The Syro-Malankara church counts about 500,000 members, the vast majority of whom live in India, especially in the southern state of Kerala.
Like other Syrian Christians in India, members of the Syro-Malankara church proudly trace their origin to Saint Thomas the Apostle, who is said to have built seven churches in India beginning in 52 AD and to have been martyred near Chennai. Mar (Bishop) Ivanios led five members of the Malankara Orthodox Syrian Church, one group of heirs to the Thomas Christian legacy, to join into communion with Rome in 1930. In 1932, the Syro-Malankara church was officially established by Pope Pius XI, under the leadership of Mar Ivanios.

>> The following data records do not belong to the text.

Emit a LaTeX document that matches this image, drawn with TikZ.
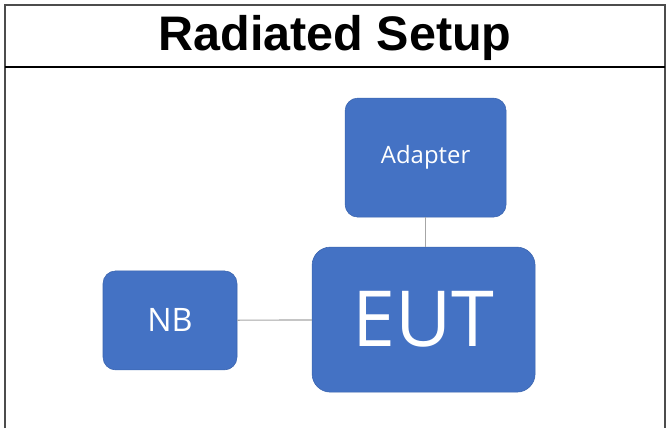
\documentclass[tikz,border=0pt]{standalone}
\usepackage{fontspec}
\usepackage{tikz}
\usetikzlibrary{positioning}
\newfontfamily\titlefont{Liberation Sans}
\newfontfamily\boxfont{Open Sans}
\definecolor{officeblue}{HTML}{4472C4}
\definecolor{officeedge}{HTML}{3A64AE}
\definecolor{linkgray}{HTML}{A6A6A6}

\tikzset{
	unit/.style={draw=officeedge, fill=officeblue, rounded corners=9pt, text=white, align=center, inner sep=0pt, font=\boxfont},
	link/.style={draw=linkgray, line width=0.8pt},
	frame/.style={draw=black!70, line width=1.3pt}
}

\begin{document}
\begin{tikzpicture}
	\useasboundingbox (0,0) rectangle (16.65,-10.7);
	% outer frame and title row
	\draw[frame] (0.125,-10.7) -- (0.125,-0.125) -- (16.625,-0.125) -- (16.625,-10.7);
	\draw[line width=1.8pt] (0.125,-1.675) -- (16.625,-1.675);
	\node (title) at (8.375,-0.95) {\titlefont\fontsize{34.5}{40}\selectfont\bfseries Radiated Setup};
	% blocks
	\node[unit, minimum width=5.575cm, minimum height=3.625cm, rounded corners=13pt, font=\boxfont\fontsize{55}{60}\selectfont] (eut) at (10.59,-7.99) {EUT};
	\node[unit, minimum width=4.025cm, minimum height=2.975cm, font=\boxfont\fontsize{17}{20}\selectfont] (adapter) at (10.64,-3.94) {Adapter};
	\node[unit, minimum width=3.35cm, minimum height=2.475cm, font=\boxfont\fontsize{23}{26}\selectfont] (nb) at (4.25,-8.01) {NB};
	% links
	\draw[link] (adapter.south) -- (adapter.south |- eut.north);
	\draw[link] (nb) -- (eut);
\end{tikzpicture}
\end{document}
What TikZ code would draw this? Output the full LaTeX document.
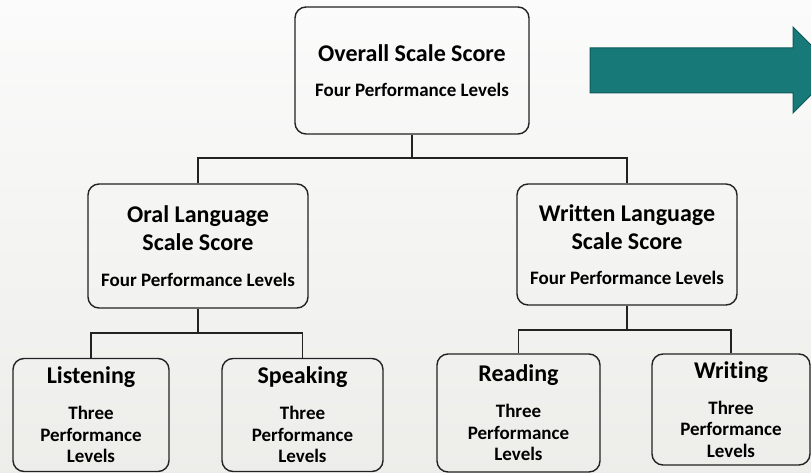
\documentclass[tikz,border=0pt]{standalone}
\usepackage{fontspec}
\setmainfont{Carlito}[Ligatures=CommonOff]
\definecolor{bgA}{HTML}{FBFBFB}
\definecolor{bgB}{HTML}{EDEDEA}
\definecolor{teal1}{HTML}{177A78}
\definecolor{teal2}{HTML}{0E5A58}
\definecolor{ink}{HTML}{222222}
\tikzset{
  box/.style={draw=ink, line width=1.4pt, rounded corners=11pt, align=center,
    font=\bfseries\fontsize{19}{21.5}\selectfont, inner sep=0pt, text=black},
  conn/.style={draw=ink, line width=1.4pt},
}
\newcommand{\ttl}[1]{{\fontsize{24}{21.5}\selectfont #1}}
\begin{document}
\begin{tikzpicture}[x=1pt,y=-1pt]
\useasboundingbox (0,0) rectangle (811,473);
\clip (0,0) rectangle (811,473);
\shade[top color=bgA, bottom color=bgB] (0,0) rectangle (811,473);
% arrow
\fill[teal1, draw=teal2, line width=1pt] (590,48) -- (793,48) -- (793,27) -- (836,70) -- (793,113) -- (793,93) -- (590,93) -- cycle;
% boxes
\node[box, minimum width=234pt, minimum height=127pt] (top) at (412,70.5)
  {\ttl{Overall Scale Score}\\[13.5pt]Four Performance Levels};
\node[box, minimum width=220pt, minimum height=124pt] (oral) at (198,246)
  {\ttl{Oral Language}\\[6.5pt]\ttl{Scale Score}\\[14pt]Four Performance Levels};
\node[box, minimum width=220pt, minimum height=121pt] (written) at (627,244.5)
  {\ttl{Written Language}\\[6.5pt]\ttl{Scale Score}\\[14pt]Four Performance Levels};
\node[box, minimum width=156pt, minimum height=113pt] (listen) at (91,415)
  {\ttl{Listening}\\[14.5pt]Three\\Performance\\Levels};
\node[box, minimum width=161pt, minimum height=113pt] (speak) at (302.5,415)
  {\ttl{Speaking}\\[14.5pt]Three\\Performance\\Levels};
\node[box, minimum width=163pt, minimum height=118pt] (read) at (518.5,413)
  {\ttl{Reading}\\[14.5pt]Three\\Performance\\Levels};
\node[box, minimum width=158pt, minimum height=111pt] (write) at (731,409.5)
  {\ttl{Writing}\\[14.5pt]Three\\Performance\\Levels};
% connectors
\coordinate (j1) at (412,158);
\coordinate (j2) at (198,333);
\coordinate (j3) at (627,330);
\draw[conn] (top.south) -- (j1);
\draw[conn] (oral.north) |- (j1) -| (written.north);
\draw[conn] (oral.south) -- (j2);
\draw[conn] (listen.north) |- (j2) -| (speak.north);
\draw[conn] (written.south) -- (j3);
\draw[conn] (read.north) |- (j3) -| (write.north);
\end{tikzpicture}
\end{document}
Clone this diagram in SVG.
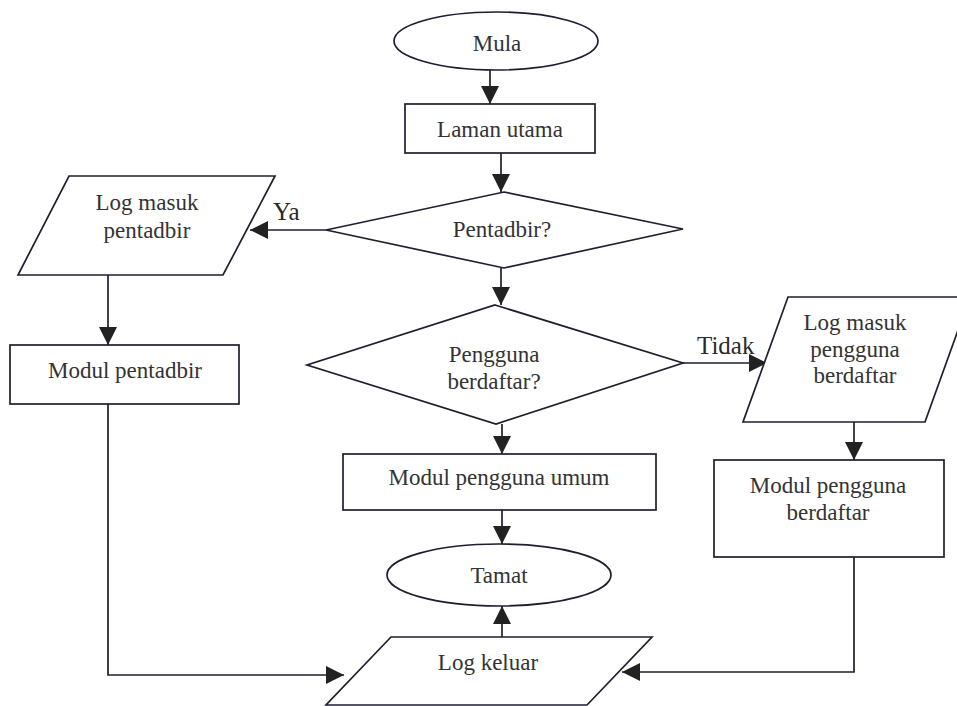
<svg xmlns="http://www.w3.org/2000/svg" width="957" height="706" viewBox="0 0 957 706">
<style>
.shape{fill:#ffffff;stroke:#1e1e30;stroke-width:1.7}
.conn{fill:none;stroke:#1e1e30;stroke-width:1.7;marker-end:url(#arr)}
.t{font-family:"Liberation Serif","Times New Roman",serif;font-size:23px;fill:#333333;text-anchor:middle}
.lbl{font-family:"Liberation Serif","Times New Roman",serif;font-size:25px;fill:#2a2a2a}
</style>
<defs>
<marker id="arr" markerUnits="userSpaceOnUse" markerWidth="18" markerHeight="18" refX="18" refY="9" orient="auto">
<path d="M0,0 L18,9 L0,18 Z" fill="#222222"/>
</marker>
</defs>
<rect x="0" y="0" width="957" height="706" fill="#ffffff"/>
<g id="connectors">
<path class="conn" d="M490,70 L490,104"/>
<path class="conn" d="M501,153 L501,192"/>
<path class="conn" d="M326,230 L250,230"/>
<path class="conn" d="M501,268 L501,305"/>
<path class="conn" d="M108,275 L108,345"/>
<path class="conn" d="M683,363 L767,363"/>
<path class="conn" d="M502,424 L502,454"/>
<path class="conn" d="M854,422 L854,460"/>
<path class="conn" d="M502,510 L502,544"/>
<path class="conn" d="M502,637 L502,606"/>
<path class="conn" d="M108,404 L108,675 L344,675"/>
<path class="conn" d="M854,557 L854,672 L622,672"/>
<text class="lbl" x="273" y="220">Ya</text>
<text class="lbl" x="697" y="354">Tidak</text>
</g>
<g id="mula">
<ellipse class="shape" cx="496" cy="41" rx="102" ry="29"/>
<text class="t" x="497" y="51">Mula</text>
</g>
<g id="laman">
<rect class="shape" x="405" y="104" width="190" height="49"/>
<text class="t" x="500" y="137">Laman utama</text>
</g>
<g id="pentadbir">
<polygon class="shape" points="504,192 683,229 504,268 326,230"/>
<text class="t" x="502" y="237">Pentadbir?</text>
</g>
<g id="login-admin">
<polygon class="shape" points="69,176 275,176 223,275 18,275"/>
<text class="t" x="147" y="210">Log masuk</text>
<text class="t" x="147" y="238">pentadbir</text>
</g>
<g id="modul-admin">
<rect class="shape" x="10" y="345" width="229" height="59"/>
<text class="t" x="125" y="378">Modul pentadbir</text>
</g>
<g id="pengguna">
<polygon class="shape" points="495,305 683,363 496,424 307,365"/>
<text class="t" x="494" y="362">Pengguna</text>
<text class="t" x="494" y="389">berdaftar?</text>
</g>
<g id="login-user">
<polygon class="shape" points="788,297 970,297 925,422 743,422"/>
<text class="t" x="855" y="330">Log masuk</text>
<text class="t" x="855" y="357">pengguna</text>
<text class="t" x="855" y="383">berdaftar</text>
</g>
<g id="modul-umum">
<rect class="shape" x="343" y="454" width="313" height="56"/>
<text class="t" x="499" y="485">Modul pengguna umum</text>
</g>
<g id="modul-berdaftar">
<rect class="shape" x="714" y="460" width="230" height="97"/>
<text class="t" x="828" y="493">Modul pengguna</text>
<text class="t" x="828" y="520">berdaftar</text>
</g>
<g id="tamat">
<ellipse class="shape" cx="499" cy="575" rx="112" ry="31"/>
<text class="t" x="499" y="583">Tamat</text>
</g>
<g id="logout">
<polygon class="shape" points="391,637 652,637 587,705 326,705"/>
<text class="t" x="488" y="670">Log keluar</text>
</g>
</svg>
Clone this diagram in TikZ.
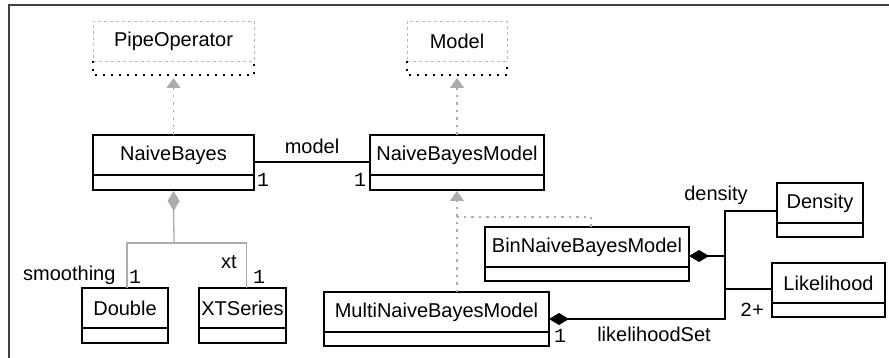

The adjective “Syro” in Syro-Malankara, like the broader term "Syrian Christian," refers not to Syrian ethnicity in India, but to the liturgical rite that the Christians celebrate. As K. C. Zachariah observes, "most of the present-day Syrian Christians are descendants of converts from among Hindus. There may be some faint traces of Syrian blood in a few Syrian Christian families, but the vast majority of the community today belongs to one or other of an Indian race, Dravidian or Aryan. In language, dress and other customs, they do not differ from their Hindu counterparts."1
Syro-Malankara liturgy is referred to as the Holy Qurbono, and the liturgy defines the church’s identity. By the church’s own description, "The whole life of piety of the oriental faithful is centered on their liturgy. They do not have very many pious exercises as the Christians of the Western Church. Their life of prayer is lived in and through the liturgical celebrations."
Syro-Malabar Catholics, Syro-Malankara, and Latin Catholics may receive communion at each other’s liturgies. The Syro-Malankara church has its own hierarchy and clergy, headed in the particular church by His Beatitude Moran Mor Baselios Cleemis Catholicos, who is a cardinal in the Roman church under the leadership of the pope.
The church has its own liturgical calendar, fasts and feast days.
- 1K. C. Zachariah, "The Syrian Christians of Kerala: Demographic and Socioeconomic Transition in the Twentieth Century" (working paper, Center for Development Studies, Thiruvananthapuram, November 2001), 9.